There has been no question as to whether Aaron Rodgers has been elite for much of the past decade. He has been the definition of a franchise quarterback, capable of elevating his offense regardless of the talent around him. He looked very much like that same player over the first eight weeks of the season as the Green Bay Packers raced out to a 7-1 start. Rodgers was a legitimate MVP candidate at that point, holding an 87.3 overall PFF grade that ranked fourth in the NFL among quarterbacks.
Questions did begin to surface as to whether he was still that elite quarterback over the second half of the season, though. From Week 9 through Week 17, Rodgers ranked just 19th among 32 qualifying signal-callers in PFF grade, and as a result, Green Bay's passing offense fell from fourth to 20th in expected points added per play.

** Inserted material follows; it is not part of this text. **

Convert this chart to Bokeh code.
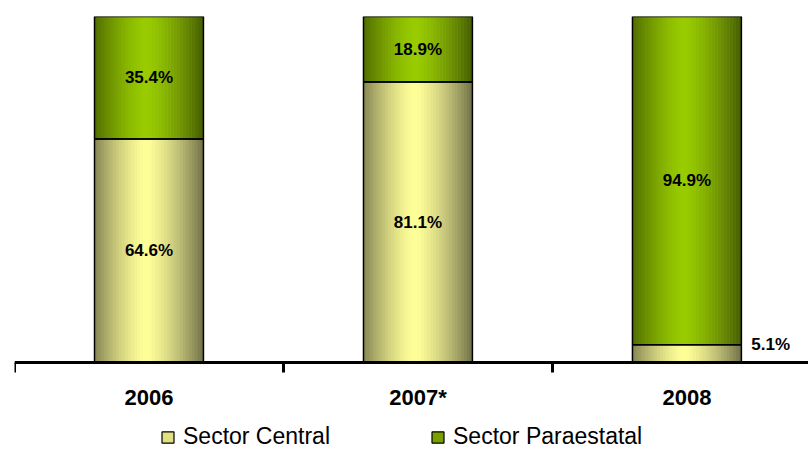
import numpy as np
from bokeh.plotting import figure
from bokeh.models import FixedTicker, Legend, LegendItem, Range1d
from bokeh.core.properties import value
from bokeh.embed import file_html
from bokeh.resources import INLINE

years = ["2006", "2007*", "2008"]
central = [64.6, 81.1, 5.1]
paraestatal = [35.4, 18.9, 94.9]
series_names = ["Sector Central", "Sector Paraestatal"]

centers = [0.5, 1.5, 2.5]
bar_w = 0.405

# frame spans from the top of the bars down to the bottom of the window,
# so the legend (drawn inside the frame) sits below the category axis
p = figure(frame_width=794, frame_height=435, output_backend="svg", toolbar_location=None,
           x_range=Range1d(0, 2.952), y_range=Range1d(-25.72, 100),
           min_border_left=14, min_border_right=0, min_border_top=16, min_border_bottom=0)
p.outline_line_color = None
p.grid.visible = False
p.yaxis.visible = False
p.background_fill_color = "white"

def lerp(c1, c2, t):
    return "#%02x%02x%02x" % tuple(int(round(a + (b - a) * t)) for a, b in zip(c1, c2))

light_c, dark_c = (255, 255, 153), (112, 112, 72)
light_p, dark_p = (153, 204, 0), (68, 92, 0)

N = 36
lefts, rights, bots, tops, colors = [], [], [], [], []
for i, x in enumerate(centers):
    x0 = x - bar_w / 2
    segs = [(0, central[i], light_c, dark_c),
            (central[i], central[i] + paraestatal[i], light_p, dark_p)]
    for b, t, lc, dc in segs:
        for k in range(N):
            u = (k + 0.5) / N
            d = abs(u - 0.47) / 0.53
            col = lerp(lc, dc, min(1.0, d ** 1.4))
            lefts.append(x0 + bar_w * k / N)
            rights.append(x0 + bar_w * (k + 1) / N + 0.002)
            bots.append(b)
            tops.append(t)
            colors.append(col)

p.quad(left=lefts, right=rights, bottom=bots, top=tops, fill_color=colors, line_color=None)

ol = [x - bar_w / 2 for x in centers]
orr = [x + bar_w / 2 for x in centers]
p.quad(left=ol, right=orr, bottom=[0] * 3, top=central, fill_color=None, line_color="black", line_width=1.5)
p.quad(left=ol, right=orr, bottom=central, top=[c + q for c, q in zip(central, paraestatal)],
       fill_color=None, line_color="black", line_width=1.5)

r1 = p.quad(left=[0], right=[0], bottom=[0], top=[0], fill_color="#e0e080", line_color="black", line_width=1.2)
r2 = p.quad(left=[0], right=[0], bottom=[0], top=[0], fill_color="#7aa000", line_color="black", line_width=1.2)

lab_x, lab_y, lab_t = [], [], []
for i, x in enumerate(centers):
    if central[i] > 10:
        lab_x.append(x); lab_y.append(central[i] / 2); lab_t.append("%.1f%%" % central[i])
    lab_x.append(x); lab_y.append(central[i] + paraestatal[i] / 2); lab_t.append("%.1f%%" % paraestatal[i])
p.text(x=lab_x, y=lab_y, text=lab_t, text_align="center", text_baseline="middle",
       text_font=value("Liberation Sans"), text_font_style="bold", text_font_size="17px", text_color="black")
small = [(centers[i] + bar_w / 2 + 0.037, central[i], "%.1f%%" % central[i]) for i in range(3) if central[i] <= 10]
p.text(x=[s[0] for s in small], y=[s[1] for s in small], text=[s[2] for s in small],
       text_align="left", text_baseline="middle",
       text_font=value("Liberation Sans"), text_font_style="bold", text_font_size="17px", text_color="black")

ax = p.xaxis[0]
ax.fixed_location = 0
ax.ticker = FixedTicker(ticks=centers, minor_ticks=[0, 1, 2, 3])
ax.major_label_overrides = {c: y for c, y in zip(centers, years)}
ax.major_tick_out = 0
ax.major_tick_in = 0
ax.minor_tick_out = 10
ax.minor_tick_in = 0
ax.minor_tick_line_width = 3
ax.minor_tick_line_color = "black"
ax.axis_line_width = 3
ax.axis_line_color = "black"
ax.major_label_standoff = 12
ax.major_label_text_font = "Liberation Sans"
ax.major_label_text_font_style = "bold"
ax.major_label_text_font_size = "22px"
ax.major_label_text_color = "black"

legend = Legend(items=[LegendItem(label=series_names[0], renderers=[r1]),
                       LegendItem(label=series_names[1], renderers=[r2])],
                orientation="horizontal", location=(146, 1),
                label_text_font="Liberation Sans", label_text_font_size="23px",
                label_text_color="black", label_height=14,
                glyph_width=15, glyph_height=14, spacing=100, label_standoff=8,
                border_line_color=None, background_fill_alpha=0, padding=0, margin=0)
p.add_layout(legend, "center")

open("out.html", "w").write(file_html(p, INLINE))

The Packers were in an unfamiliar position heading into their Divisional Round matchup with the Seattle Seahawks; Rodgers' eliteness was no longer a given, and there were no guarantees that he would be able to flip the switch come the postseason.
Flipping the switch is exactly what Rodgers did, though. He was the highest-graded quarterback of the weekend, delivering key plays and big-time throws for the Packers’ offense when it needed them most in a 28-23 victory. Most importantly, Rodgers delivered in the key areas of his game that have defined his play for years and had begun to slip over the back half of the 2019 season.